Brisket

 

This brisket recipe has been in my family for as long as I can remember.  My Grandma used to make this and then my Mom took the role of "Brisket Maker".  My Mother, like myself enjoys changing recipes. She would  make changes by adding one thing, then adding another.   I have not changed much of this recipe as I think it is great the way it is.

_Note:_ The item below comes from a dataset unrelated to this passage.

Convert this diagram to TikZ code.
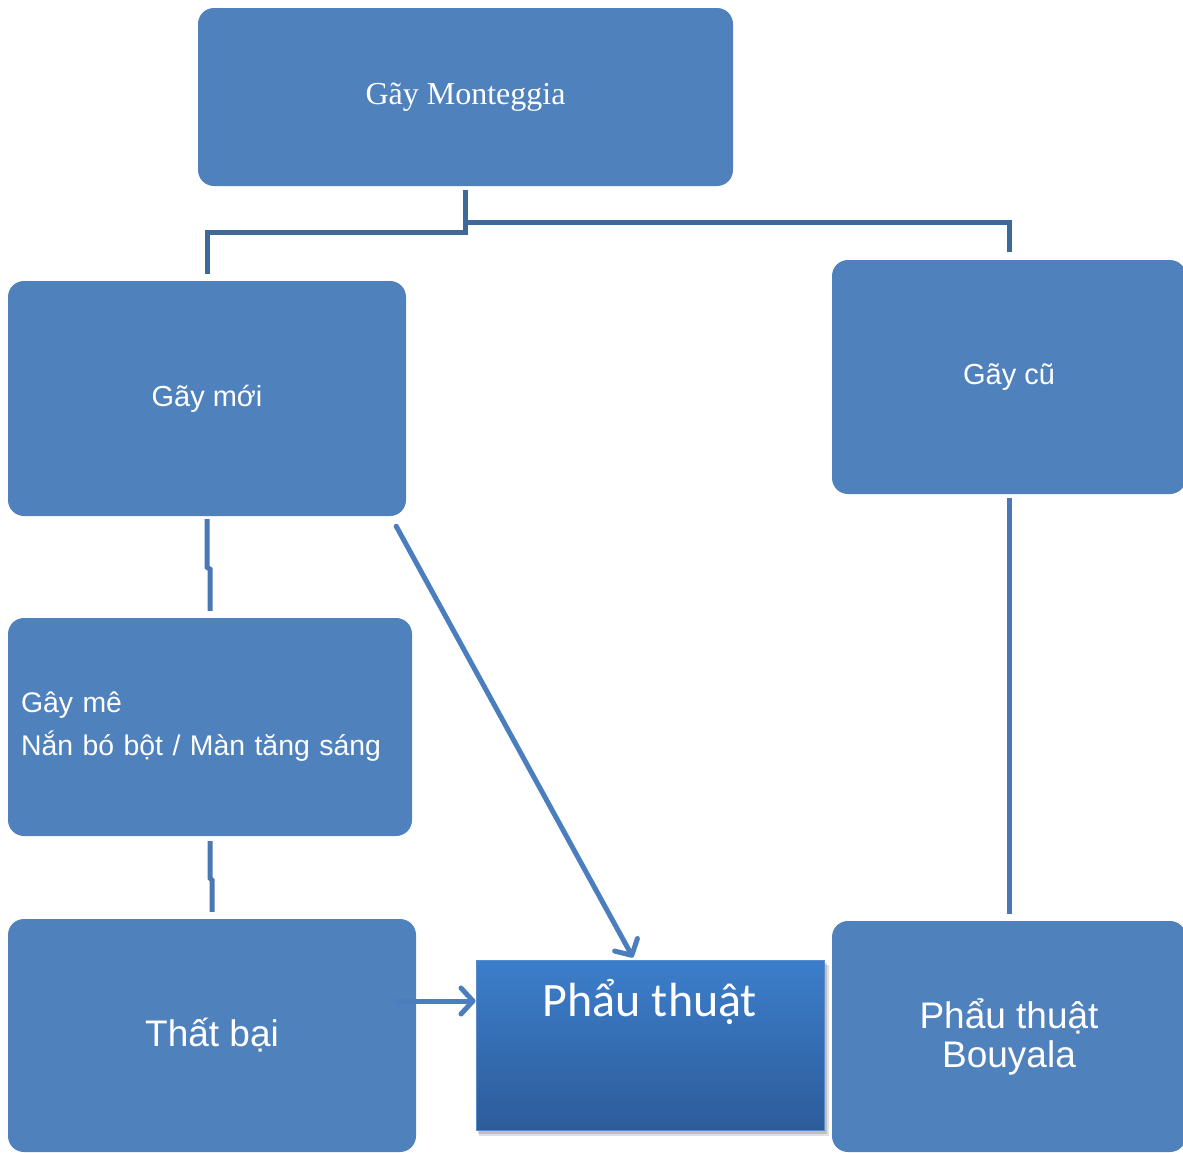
\documentclass[tikz,border=0pt]{standalone}
\usepackage{fontspec}
\setmainfont{Liberation Sans}
\newfontfamily\serifv{Liberation Serif}
\newfontfamily\calib{Carlito}
\usetikzlibrary{arrows.meta,shadows}
\definecolor{boxblue}{RGB}{79,129,189}
\definecolor{conndark}{RGB}{62,104,154}
\definecolor{connmid}{RGB}{74,120,180}
\definecolor{arrblue}{RGB}{74,126,191}
\definecolor{gradtop}{RGB}{60,126,203}
\definecolor{gradbot}{RGB}{45,92,154}
\definecolor{gradedge}{RGB}{90,140,205}
\tikzset{
  bluebox/.style={draw=none, fill=boxblue, rounded corners=16pt, text=white, inner sep=0pt},
  connd/.style={draw=conndark, line width=5pt},
  connm/.style={draw=connmid, line width=5pt},
  arr/.style={draw=arrblue, line width=5pt, line cap=round,
    -{Straight Barb[length=12pt,width=26pt,line width=5pt,round]}},
  txt/.style={text=white, inner sep=0pt}
}
\begin{document}
\begin{tikzpicture}[x=1pt,y=-1pt]
\useasboundingbox (0,0) rectangle (1183,1152);
\clip (0,0) rectangle (1183,1152);
% boxes
\node[bluebox, minimum width=535pt, minimum height=178pt,
  font=\serifv\fontsize{32}{38}\selectfont] (top) at (465.5,97) {Gãy Monteggia};
\node[bluebox, minimum width=398pt, minimum height=235pt,
  font=\fontsize{29}{35}\selectfont] (newf) at (207,398.5) {Gãy mới};
\node[bluebox, minimum width=354pt, minimum height=234pt,
  font=\fontsize{29}{35}\selectfont] (old) at (1009,377) {Gãy cũ};
\node[bluebox, minimum width=404pt, minimum height=218pt, text width=378pt, align=left,
  font=\fontsize{28.4}{43}\selectfont] (gm) at (210,727)
  {Gây mê\\Nắn bó bột / Màn tăng sáng};
\node[bluebox, minimum width=408pt, minimum height=233pt,
  font=\fontsize{37}{42}\selectfont] (tb) at (212,1035.5) {Thất bại};
\node[bluebox, minimum width=354pt, minimum height=231pt, align=center,
  font=\fontsize{37}{39}\selectfont] (bou) at (1009,1036.5)
  {Phẩu thuật\\Bouyala};
\fill[black, opacity=0.12] (479,965) rectangle (829,1136);
\fill[black, opacity=0.15] (478,963) rectangle (827,1134);
\node[draw=gradedge, line width=1pt, top color=gradtop, bottom color=gradbot,
  minimum width=348pt, minimum height=170pt, inner sep=0pt] (surg) at (650,1045) {};
\node[txt, font=\calib\fontsize{48}{56}\selectfont] (surgtext) at (650,1002) {Phẩu thuật};
% top connectors
\coordinate (jl) at (465.5,232);
\coordinate (jr) at (465.5,222);
\draw[connd, shorten <=4pt, shorten >=7pt] (top.south) -- (jl) -| (newf.north);
\draw[connd, shorten >=8pt] (jr) -| (old.north);
% left chain connectors
\draw[connm, shorten <=3pt, shorten >=7pt] (newf.south) -- ++(0,51) -- ++(3,2) -- (gm.north);
\draw[connm, shorten <=5pt, shorten >=7pt] (gm.south) -- ++(0,42) -- ++(2,2) -- (tb.north);
% right connector
\draw[connm, shorten <=4pt, shorten >=7pt] (old.south) -- (bou.north);
% arrows
\draw[arr] ([shift={(-10,10)}]newf.south east) -- ([xshift=-17pt,yshift=2pt]surg.north);
\coordinate (fs) at (396,1001);
\draw[arr] (fs) -- (fs -| surg.west);
\end{tikzpicture}
\end{document}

The whole family loves this dish, (even my kids) it goes great with mashed potatoes or like tonight it will be accompanied by potato latkes (see yesterdays post).

 

Here is what you'll need:

 

 

 

 

 

 

  • 4 - 5 lb Brisket (you can use a smaller brisket, I just have a lot of people coming today)
  • 2  8oz cans of tomato sauce (1 can for a smaller piece of meat)
  • 2 medium onions, sliced (1 for a smaller piece of meat)
  • 3 cloves garlic, minced
  • 2 lbs, carrots, cut to 1/2 inch pieces
  • 16 oz, mushrooms, sliced
  • 1 tbsp kitchen bouquet (found in the gravy aisle at your local supermarket)
  • Salt and pepper
  • olive oil
  • 1 tbsp corn starch

 

 

 

 

 

 

In a dutch oven or large pot heat some olive oil. Salt and pepper the brisket. Place the brisket into the dutch oven and brown on both sides.  

 

 

 

(boy this was a huge piece of meat)

 

Take the brisket out and now saute the onions, garlic, mushrooms and carrots.

 

 

Next add the tomato sauce and the kitchen bouquet.  

 

 

 

Here is where my mom and I differ.  

 

What I usually do: (except today)

I add water to the veggie mixture and then add the brisket to the dutch oven.  Then I leave the meat and veggies to simmer for a few hours on top of the stove.  I like to fuss over my dishes and with it on the stove top I can mix and fuss over the meal as it cooks.  Make sure the flame is on low and that the meat is not boiling, a slow simmer is what your looking for. 

 

What my Mom does:

My mom puts the brisket into a baking pan and then adds the veggies.  She then fills the dish with water until most of the brisket is covered.  She then bakes the brisket covered for a few hours on 325.

 

***Today I am using my mom's oven version to bake the brisket because this piece of meat I am using is so big it would not fit in my dutch oven with the veggies***

 

hmmm maybe I should get a BIGGER dutch oven!  Have I told you how much I love to shop for kitchen appliances and cookware!



 

(hey where did that meat go)

 

 

 

The meat will be very tender when it is finished. Take the brisket out of the pot or pan and slice it thin.

 

 

 

 

 

In the meantime dish out the veggies into a serving dish.  Add the sliced meat to the dish with the veggies.

 

 

 

In a small pot add the remaining liquid (which is really like a broth) and start to heat.  

 

 

When the broth starts to simmer, take 1 tbsp of corn starch and add some warm water to it to make a paste.

 

 

Add the paste to the simmering broth slowly whisking it as you add.  The broth will now become a gravy consistency.   Should the broth not get thick enough, you can continue adding more corn starch paste until it is to your desired consistency.  

 

 

 

 

 

I usually put some of the gravy over the meat before serving as well as putting some in a gravy boat.  Enjoy!!!!